La ceremonia inaugural de los Juegos Olímpicos de París no ha dejado indiferente a nadie. La escena más comentada ha sido la parodia de una Última Cena cuyo plato único reunió todos los ingredientes de la despensa woke. Sabedores de que los católicos pondrán su otra mejilla, los organizadores del espectáculo han tenido, no obstante, que pedir disculpas por ofender a quienes ven cómo en la antaño cristianísima nación, en la que arden las agujas catedralicias, se hace mofa de los principales dogmas de la religión que ha contribuido a fraguar la Europa actual. La reinterpretación de la escena bíblica, sin embargo, no es del todo original, pues desde hace más de seis décadas existe un precedente cinematográfico de lo visto sobre las aguas del Sena: la cena que rodó Luis Buñuel en Viridiana, película premiada en Cannes, en la que el cineasta aragonés, inspirado en la pintura de Leonardo da Vinci, congregó a una serie de mendigos. Las semejanzas entre ambas imágenes, sin embargo, no ocultan la evidencia de que, en el caso actual, la mostrada al mundo se ha hecho desde instancias oficiales, mientras que la filmada por Buñuel constituye una más dentro de una obra repleta de elementos religiosos, algunos de los cuales le acarrearon no pocos problemas.

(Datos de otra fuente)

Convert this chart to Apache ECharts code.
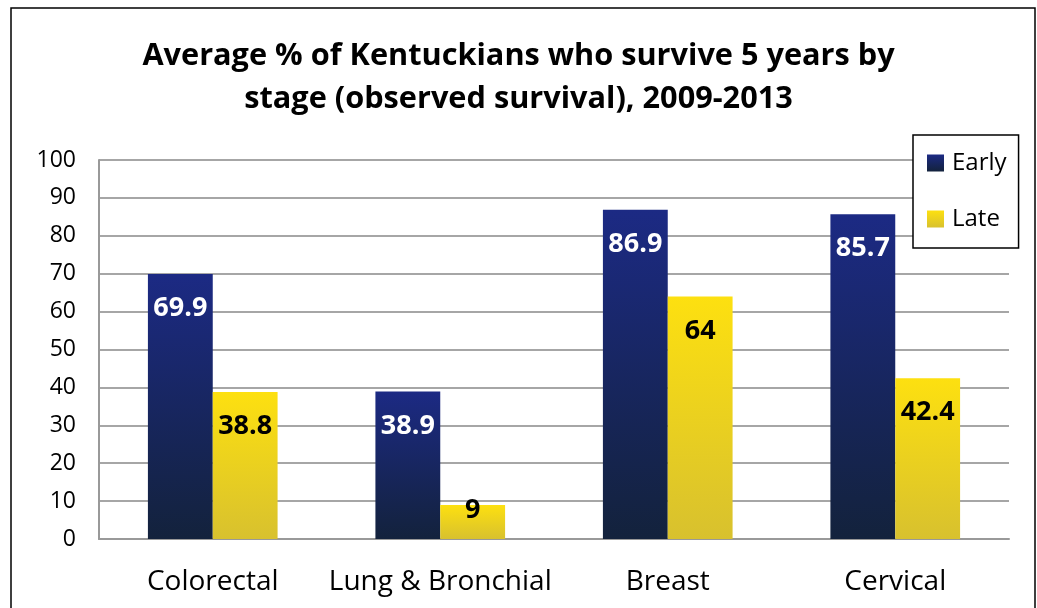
<!DOCTYPE html>
<html>
<head>
<meta charset="utf-8">
<script src="https://cdn.jsdelivr.net/npm/echarts@6/dist/echarts.min.js"></script>
<style>
html,body{margin:0;padding:0;background:#fff;}
#chart{width:1037px;height:608px;}
</style>
</head>
<body>
<div id="chart"></div>
<script>
var categories = ['Colorectal', 'Lung & Bronchial', 'Breast', 'Cervical'];
var earlyValues = [69.9, 38.9, 86.9, 85.7];
var lateValues = [38.8, 9, 64, 42.4];
var yTicks = {min: 0, max: 100, interval: 10};
var titleText = 'Average % of Kentuckians who survive 5 years by\nstage (observed survival), 2009-2013';

var FONT = 'Open Sans';
var chart = echarts.init(document.getElementById('chart'));

function grad(top, bottom) {
  return new echarts.graphic.LinearGradient(0, 0, 0, 1, [
    {offset: 0, color: top}, {offset: 1, color: bottom}
  ]);
}

var lateData = lateValues.map(function (v) {
  if (v < 15) {
    return {value: v, label: {position: 'insideTop', distance: -8}};
  }
  return v;
});

chart.setOption({
  animation: false,
  textStyle: {fontFamily: FONT},
  graphic: [{
    type: 'rect',
    shape: {x: 11, y: 8, width: 1024, height: 640},
    style: {fill: 'none', stroke: '#000', lineWidth: 1.5},
    silent: true,
    z: 100
  }],
  title: {
    text: titleText,
    left: 'center',
    top: 30,
    textStyle: {fontFamily: FONT, fontWeight: 'bold', fontSize: 30.7, lineHeight: 43, color: '#000'}
  },
  legend: {
    orient: 'vertical',
    left: 913,
    top: 135,
    padding: [16, 12, 17, 14],
    itemGap: 32,
    itemWidth: 17,
    itemHeight: 17,
    backgroundColor: '#fff',
    borderColor: '#000',
    borderWidth: 1.5,
    icon: 'rect',
    textStyle: {fontFamily: FONT, fontSize: 24, color: '#000', padding: [0, 0, 0, 3]},
    data: ['Early', 'Late']
  },
  grid: {left: 99, right: 28, top: 160, bottom: 69, containLabel: false},
  xAxis: {
    type: 'category',
    data: categories,
    axisLine: {lineStyle: {color: '#999', width: 2}},
    axisTick: {show: false},
    axisLabel: {fontFamily: FONT, fontSize: 28, color: '#000', margin: 29, interval: 0}
  },
  yAxis: {
    type: 'value',
    min: yTicks.min,
    max: yTicks.max,
    interval: yTicks.interval,
    axisLine: {show: true, lineStyle: {color: '#999', width: 2}},
    axisTick: {show: false},
    splitLine: {lineStyle: {color: '#a6a6a6', width: 2}},
    axisLabel: {fontFamily: FONT, fontSize: 23, color: '#000', margin: 23}
  },
  series: [{
    name: 'Early',
    type: 'bar',
    data: earlyValues,
    barGap: '0%',
    barCategoryGap: '43%',
    itemStyle: {color: grad('#1c2a84', '#13223c')},
    label: {show: true, position: 'insideTop', distance: 21, color: '#fff', fontFamily: FONT, fontWeight: 'bold', fontSize: 27}
  }, {
    name: 'Late',
    type: 'bar',
    data: lateData,
    itemStyle: {color: grad('#fde010', '#d8c12e')},
    label: {show: true, position: 'insideTop', distance: 21, color: '#000', fontFamily: FONT, fontWeight: 'bold', fontSize: 27}
  }]
});
</script>
</body>
</html>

La apertura de los Juegos Olímpicos de París, los terceros que se celebran allí, muestran a las claras hasta qué punto el mundo woke se identifica con amplios sectores del entramado empresarial de mayor escala, el mismo que sostiene las propias Olimpiadas. La ceremonia, en suma, viene a dar continuidad a campañas publicitarias obsesivamente sexistas y racistas. Los fastos parisinos ofrecen una enorme variedad, un mercado pletórico de perfiles individualistas, singulares, autodeterminados. El Sena, convertido en una pasarela, contrasta, sin embargo, con barrios en los que han desaparecido los lemas revolucionarios evocados por la cabeza de María Antonieta, también exhibida al mundo como un extraño trofeo. Lejos del río, la sharía ha arrumbado muchos de los logros de una sangrieta revolución que dio paso a la famosa grandeza francesa sustentada, en gran medida, en un colonialismo que todavía mantiene el franco CFA.

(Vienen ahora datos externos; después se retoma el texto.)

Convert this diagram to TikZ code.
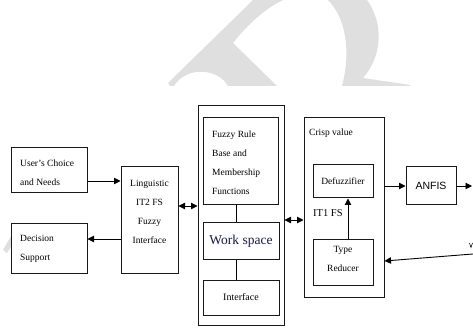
\documentclass[tikz,border=0pt]{standalone}
\usepackage{fontspec}
\setmainfont{Liberation Serif}
\newfontfamily\anfisfont{Liberation Sans}
\usetikzlibrary{arrows.meta,calc}
\definecolor{markgray}{gray}{0.875}
\definecolor{wsblue}{rgb}{0.1,0.1,0.27}

\begin{document}
\begin{tikzpicture}[x=1pt,y=-1pt,
		box/.style={draw=black!90, line width=1pt, inner sep=0pt},
		txt/.style={inner sep=0pt, font=\fontsize{9.5}{19}\selectfont},
		arr/.style={line width=0.9pt, -{Triangle[length=6.5pt,width=6.5pt]}},
		twoway/.style={line width=0.9pt, {Triangle[length=6.5pt,width=6.5pt]}-{Triangle[length=6.5pt,width=6.5pt]}}]
		%%%%% START %%%%%
		\useasboundingbox (0,0) rectangle (473,336);
		
		% faint letter behind the top of the chart
		\fill[markgray] (168,83) -- (253,0) -- (283,0) .. controls (262,10) and (244,29) .. (233,43) -- (277,86) -- (228,86) .. controls (218,68) and (186,66) .. (174,86) -- (170,86) -- cycle;
		\fill[markgray] (328,0) -- (367,0) .. controls (385,25) and (381,58) .. (363,78) -- (410,85) -- (410,86) -- (342,86) .. controls (351,52) and (346,18) .. (328,0) -- cycle;
		\fill[markgray] (3,250) -- (11,236) -- (11,247) -- (7,253) -- cycle;
		
		% left column
		\node[box, minimum width=76pt, minimum height=45pt] (users) at (49,170.5) {};
		\node[txt, anchor=west, align=left] (userstxt) at (20,173) {User's Choice\\and Needs};
		\node[box, minimum width=76pt, minimum height=49pt] (decision) at (49,248.5) {};
		\node[txt, anchor=west, align=left] (decisiontxt) at (20,249) {Decision\\Support};
		
		\node[box, minimum width=57pt, minimum height=106pt] (ling) at (149.5,220) {};
		\node[txt, align=center] (lingtxt) at (149.5,211.5) {Linguistic\\IT2 FS\\Fuzzy\\Interface};
		
		% rule base block
		\node[box, minimum width=86pt, minimum height=219pt] (rules) at (241,215.5) {};
		\node[box, minimum width=75pt, minimum height=87pt] (rulebase) at (240.5,161.5) {};
		\node[txt, anchor=west, align=left] (rulebasetxt) at (212,162.5) {Fuzzy Rule\\Base and\\Membership\\Functions};
		\node[box, minimum width=76pt, minimum height=37pt, text=wsblue, font=\fontsize{13.5}{16}\selectfont] (workspace) at (241,241.5) {Work space};
		\node[box, minimum width=76pt, minimum height=35pt, font=\fontsize{10}{12}\selectfont] (interface) at (241,297.5) {Interface};
		\draw[line width=0.9pt] (rulebase.south -| 236,0) -- (workspace.north -| 236,0);
		\draw[line width=0.9pt] (workspace.south -| 236,0) -- (interface.north -| 236,0);
		
		% output block
		\node[box, minimum width=80pt, minimum height=179pt] (crisp) at (344,207.5) {};
		\node[txt, anchor=west] (crisptxt) at (309,133) {Crisp value};
		\node[box, minimum width=60pt, minimum height=33pt, txt] (defuzz) at (343,181.5) {Defuzzifier};
		\node[box, minimum width=60pt, minimum height=45pt] (reducer) at (343,262.5) {};
		\node[txt, align=center] (reducertxt) at (343,258.5) {Type\\Reducer};
		\node[inner sep=0pt, anchor=west, font=\fontsize{10.5}{12}\selectfont] (it1) at (313,213) {IT1 FS};
		\draw[arr] (reducer.north -| 348,0) -- (defuzz.south -| 348,0);
		
		\node[box, minimum width=50pt, minimum height=38pt, font=\anfisfont\fontsize{10.5}{12}\selectfont] (anfis) at (431,186) {ANFIS};
		
		% connectors
		\coordinate (out) at (472,186);
		\coordinate (back) at (473,254);
		\draw[arr] (users.east |- 0,181) -- (ling.west |- 0,181);
		\draw[arr] (ling.west |- 0,239) -- (decision.east |- 0,239);
		\draw[twoway] (ling.east |- 0,206) -- (rules.west |- 0,206);
		\draw[twoway] (rules.east |- 0,220) -- (crisp.west |- 0,220);
		\draw[arr] (crisp.east |- anfis.west) -- (anfis.west);
		\draw[arr] (anfis.east) -- (out);
		\draw[arr] (back) -- (crisp.east |- 0,261);
		\draw[line width=0.6pt] (469.5,243) -- (471,247.5) -- (472.5,243);
		%%%%% END %%%%%
\end{tikzpicture}
\end{document}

Los actuales Juegos han desbordado ampliamente el altius, fortius, citius, para servir de escaparate a un extraño carrusel fluvial que, pretendiendo convertirse en una fiesta de la inclusividad, apenas ha podido encubrir la realidad de naciones, pues, de momento, los atletas compiten bajo pabellones nacionales, en las cuales los homosexuales están amenazados de muerte y las mujeres distan mucho de ser iguales en derechos a los varones. Nada de esto, sin embargo, importa a una organización y a unos patrocinadores que adoctrinan moralmente a un público que cuando se aleja de las telepantallas se da de bruces con una realidad mucho más cruda que la representada sobre las barcazas parisinas. Lejos de los focos que iluminaron el río, aparece la verdadera Francia, anticipo del futuro de otras naciones, que en el pecado de su colonialismo lleva su penitencia suburbial.